**Provided data:**

--

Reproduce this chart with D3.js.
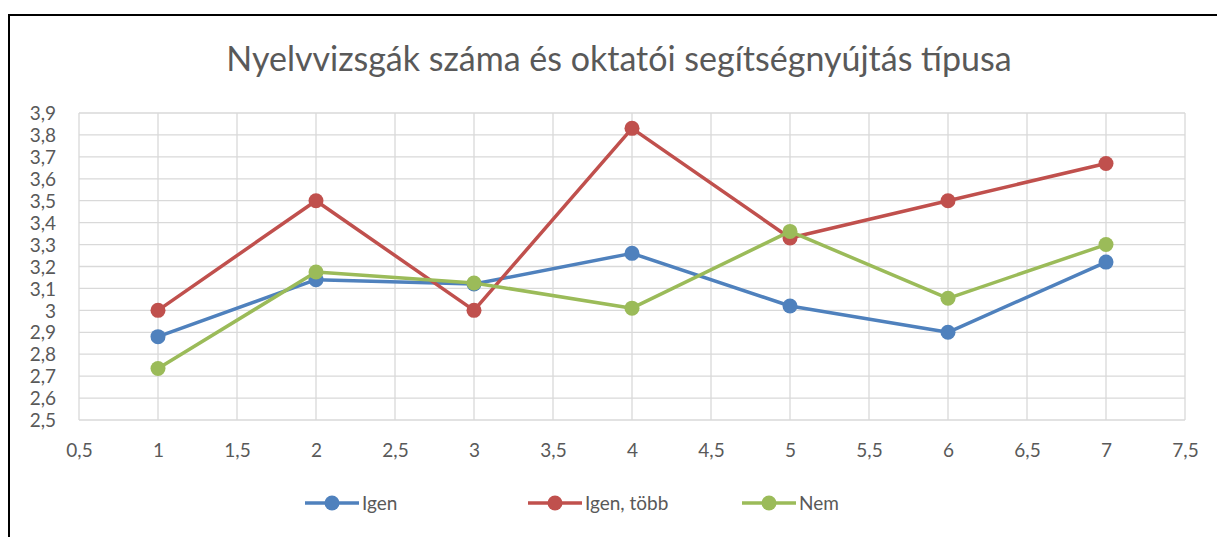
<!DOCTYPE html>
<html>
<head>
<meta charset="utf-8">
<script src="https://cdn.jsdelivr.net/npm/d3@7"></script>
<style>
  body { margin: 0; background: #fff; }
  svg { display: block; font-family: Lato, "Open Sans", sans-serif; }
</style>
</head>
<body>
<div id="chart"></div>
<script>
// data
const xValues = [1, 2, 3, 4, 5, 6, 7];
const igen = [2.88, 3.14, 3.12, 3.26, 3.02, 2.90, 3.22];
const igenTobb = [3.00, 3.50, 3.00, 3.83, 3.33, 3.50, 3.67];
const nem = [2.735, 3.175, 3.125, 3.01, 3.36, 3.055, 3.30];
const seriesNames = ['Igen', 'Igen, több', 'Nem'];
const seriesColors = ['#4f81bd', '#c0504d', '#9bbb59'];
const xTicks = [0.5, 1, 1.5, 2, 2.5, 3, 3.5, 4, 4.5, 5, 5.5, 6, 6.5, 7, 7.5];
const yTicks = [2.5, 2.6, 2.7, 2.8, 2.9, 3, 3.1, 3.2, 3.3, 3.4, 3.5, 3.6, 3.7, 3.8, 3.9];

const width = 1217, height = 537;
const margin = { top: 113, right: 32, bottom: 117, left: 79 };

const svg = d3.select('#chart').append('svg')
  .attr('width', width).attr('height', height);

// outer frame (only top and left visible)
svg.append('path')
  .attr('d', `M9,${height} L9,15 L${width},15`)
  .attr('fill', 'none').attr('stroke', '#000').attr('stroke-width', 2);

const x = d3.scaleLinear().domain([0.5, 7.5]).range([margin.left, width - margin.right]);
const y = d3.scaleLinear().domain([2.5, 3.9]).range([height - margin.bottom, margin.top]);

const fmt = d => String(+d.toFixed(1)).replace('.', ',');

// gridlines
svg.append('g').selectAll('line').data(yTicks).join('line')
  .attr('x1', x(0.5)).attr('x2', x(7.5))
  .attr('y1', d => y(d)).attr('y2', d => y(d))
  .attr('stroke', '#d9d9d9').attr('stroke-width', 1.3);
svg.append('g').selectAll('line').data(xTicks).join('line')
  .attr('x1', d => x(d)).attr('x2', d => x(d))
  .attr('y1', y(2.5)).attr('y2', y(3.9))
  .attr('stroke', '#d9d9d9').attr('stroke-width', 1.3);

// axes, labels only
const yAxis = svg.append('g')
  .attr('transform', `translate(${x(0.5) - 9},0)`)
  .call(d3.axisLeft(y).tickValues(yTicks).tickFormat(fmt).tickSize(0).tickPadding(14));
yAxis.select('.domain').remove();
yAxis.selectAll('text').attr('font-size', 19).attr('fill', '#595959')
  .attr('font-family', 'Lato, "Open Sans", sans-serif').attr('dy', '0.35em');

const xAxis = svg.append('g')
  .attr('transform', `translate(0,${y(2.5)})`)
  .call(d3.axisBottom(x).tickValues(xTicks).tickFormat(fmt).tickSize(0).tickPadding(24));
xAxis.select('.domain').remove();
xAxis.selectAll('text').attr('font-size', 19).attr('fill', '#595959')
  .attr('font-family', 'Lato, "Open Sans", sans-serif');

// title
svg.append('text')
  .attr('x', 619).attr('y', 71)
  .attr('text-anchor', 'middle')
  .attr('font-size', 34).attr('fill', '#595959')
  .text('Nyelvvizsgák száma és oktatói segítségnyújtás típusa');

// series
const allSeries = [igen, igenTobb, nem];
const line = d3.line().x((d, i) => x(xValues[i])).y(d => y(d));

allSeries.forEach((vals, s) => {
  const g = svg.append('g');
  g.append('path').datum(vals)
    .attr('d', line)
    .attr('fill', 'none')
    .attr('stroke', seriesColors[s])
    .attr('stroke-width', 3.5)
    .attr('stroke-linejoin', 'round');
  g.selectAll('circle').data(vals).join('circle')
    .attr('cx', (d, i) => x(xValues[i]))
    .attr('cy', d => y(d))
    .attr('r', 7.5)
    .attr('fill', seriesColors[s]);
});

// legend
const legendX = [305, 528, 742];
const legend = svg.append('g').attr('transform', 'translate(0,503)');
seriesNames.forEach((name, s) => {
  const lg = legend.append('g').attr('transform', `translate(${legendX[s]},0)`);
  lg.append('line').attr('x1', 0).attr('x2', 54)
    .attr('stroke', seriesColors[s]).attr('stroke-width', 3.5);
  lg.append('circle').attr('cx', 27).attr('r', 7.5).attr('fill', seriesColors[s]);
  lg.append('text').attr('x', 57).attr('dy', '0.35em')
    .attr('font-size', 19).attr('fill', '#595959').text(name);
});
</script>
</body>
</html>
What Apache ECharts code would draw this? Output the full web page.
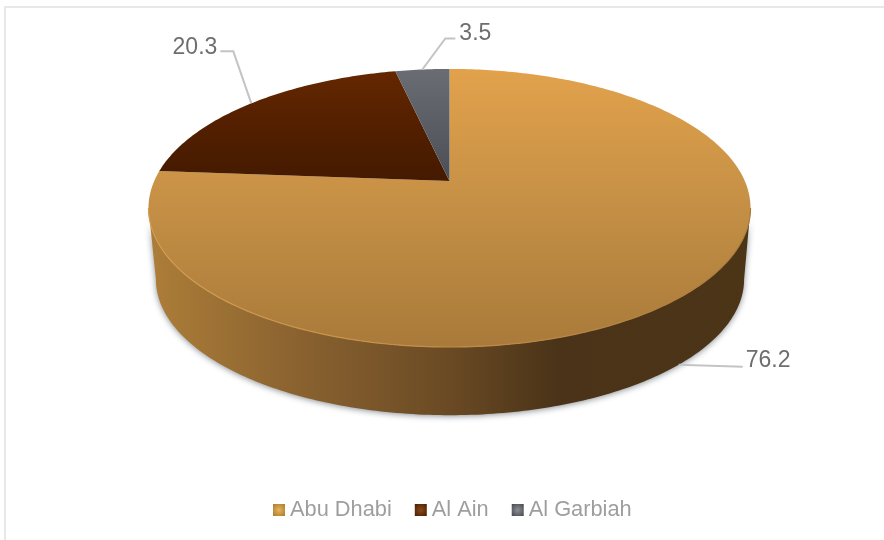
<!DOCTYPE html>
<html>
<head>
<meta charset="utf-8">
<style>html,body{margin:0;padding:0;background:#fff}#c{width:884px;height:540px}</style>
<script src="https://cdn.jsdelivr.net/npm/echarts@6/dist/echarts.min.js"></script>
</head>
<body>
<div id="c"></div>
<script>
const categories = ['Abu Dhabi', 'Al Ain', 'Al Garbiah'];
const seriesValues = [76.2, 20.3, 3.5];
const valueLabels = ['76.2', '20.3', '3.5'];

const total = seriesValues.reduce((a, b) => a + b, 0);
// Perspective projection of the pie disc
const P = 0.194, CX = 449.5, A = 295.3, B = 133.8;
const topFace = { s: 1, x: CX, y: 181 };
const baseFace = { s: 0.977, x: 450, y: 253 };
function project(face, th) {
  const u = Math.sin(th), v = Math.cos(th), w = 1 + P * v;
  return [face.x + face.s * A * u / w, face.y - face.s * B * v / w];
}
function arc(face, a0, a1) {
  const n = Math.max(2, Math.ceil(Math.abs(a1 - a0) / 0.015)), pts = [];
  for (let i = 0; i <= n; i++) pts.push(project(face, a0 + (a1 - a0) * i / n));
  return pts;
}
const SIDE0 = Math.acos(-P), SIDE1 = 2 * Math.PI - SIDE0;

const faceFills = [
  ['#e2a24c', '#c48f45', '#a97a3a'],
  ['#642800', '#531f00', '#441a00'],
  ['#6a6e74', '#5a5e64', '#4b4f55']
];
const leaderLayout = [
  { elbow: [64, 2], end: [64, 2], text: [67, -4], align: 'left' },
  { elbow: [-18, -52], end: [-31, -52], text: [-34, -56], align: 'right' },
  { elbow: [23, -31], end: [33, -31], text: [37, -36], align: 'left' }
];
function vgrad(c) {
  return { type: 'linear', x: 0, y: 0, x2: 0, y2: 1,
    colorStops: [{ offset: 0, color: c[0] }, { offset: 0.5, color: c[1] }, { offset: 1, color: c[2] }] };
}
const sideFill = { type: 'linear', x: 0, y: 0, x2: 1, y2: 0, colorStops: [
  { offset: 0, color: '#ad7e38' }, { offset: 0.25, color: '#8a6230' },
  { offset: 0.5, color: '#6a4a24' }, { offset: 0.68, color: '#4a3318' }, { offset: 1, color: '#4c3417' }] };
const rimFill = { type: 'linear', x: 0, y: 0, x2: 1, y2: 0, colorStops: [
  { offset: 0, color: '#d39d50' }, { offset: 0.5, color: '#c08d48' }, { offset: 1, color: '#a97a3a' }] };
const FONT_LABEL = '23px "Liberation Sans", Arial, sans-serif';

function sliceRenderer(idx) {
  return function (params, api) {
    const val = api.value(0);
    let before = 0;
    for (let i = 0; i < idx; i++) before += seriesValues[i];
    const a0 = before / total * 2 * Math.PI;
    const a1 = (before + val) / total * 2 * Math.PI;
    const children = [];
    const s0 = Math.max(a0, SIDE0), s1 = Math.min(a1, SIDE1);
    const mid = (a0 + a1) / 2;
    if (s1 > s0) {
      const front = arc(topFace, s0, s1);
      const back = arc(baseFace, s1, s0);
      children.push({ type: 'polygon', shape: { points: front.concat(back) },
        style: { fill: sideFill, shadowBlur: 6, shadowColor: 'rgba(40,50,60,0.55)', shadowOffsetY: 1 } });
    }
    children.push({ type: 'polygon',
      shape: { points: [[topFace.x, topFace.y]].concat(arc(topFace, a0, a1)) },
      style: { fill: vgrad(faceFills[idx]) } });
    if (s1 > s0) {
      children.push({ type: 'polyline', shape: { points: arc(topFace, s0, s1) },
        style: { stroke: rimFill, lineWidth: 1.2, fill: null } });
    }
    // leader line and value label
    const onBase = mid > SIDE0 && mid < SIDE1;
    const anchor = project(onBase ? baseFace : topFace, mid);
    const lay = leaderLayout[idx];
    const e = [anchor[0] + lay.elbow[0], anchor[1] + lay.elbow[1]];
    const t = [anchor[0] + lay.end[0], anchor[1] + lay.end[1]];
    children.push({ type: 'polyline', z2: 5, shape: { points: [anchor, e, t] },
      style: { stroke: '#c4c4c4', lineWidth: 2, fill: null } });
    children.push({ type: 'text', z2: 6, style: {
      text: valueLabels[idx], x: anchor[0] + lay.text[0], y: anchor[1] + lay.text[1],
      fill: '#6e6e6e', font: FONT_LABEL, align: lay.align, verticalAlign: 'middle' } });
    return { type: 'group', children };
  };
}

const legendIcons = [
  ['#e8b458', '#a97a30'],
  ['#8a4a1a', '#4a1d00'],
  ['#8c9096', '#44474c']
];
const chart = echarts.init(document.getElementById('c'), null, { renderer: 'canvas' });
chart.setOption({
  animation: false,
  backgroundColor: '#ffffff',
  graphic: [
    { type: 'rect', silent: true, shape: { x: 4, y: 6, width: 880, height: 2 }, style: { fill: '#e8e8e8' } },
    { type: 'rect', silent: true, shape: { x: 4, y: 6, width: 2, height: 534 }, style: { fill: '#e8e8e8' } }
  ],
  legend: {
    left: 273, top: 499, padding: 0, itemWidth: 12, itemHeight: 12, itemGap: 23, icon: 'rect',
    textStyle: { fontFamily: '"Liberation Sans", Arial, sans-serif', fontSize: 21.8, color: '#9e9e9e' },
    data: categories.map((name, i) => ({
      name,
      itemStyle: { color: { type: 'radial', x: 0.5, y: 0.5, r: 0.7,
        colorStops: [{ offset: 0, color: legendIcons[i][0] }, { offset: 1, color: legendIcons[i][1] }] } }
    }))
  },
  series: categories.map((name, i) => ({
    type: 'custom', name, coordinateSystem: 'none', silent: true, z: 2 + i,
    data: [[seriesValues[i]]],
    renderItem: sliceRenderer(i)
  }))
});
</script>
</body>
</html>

--

Go through the records above and copy every line with the word "this".

**Correct output:**
Reproduce this chart with D3.js.
What Apache ECharts code would draw this? Output the full web page.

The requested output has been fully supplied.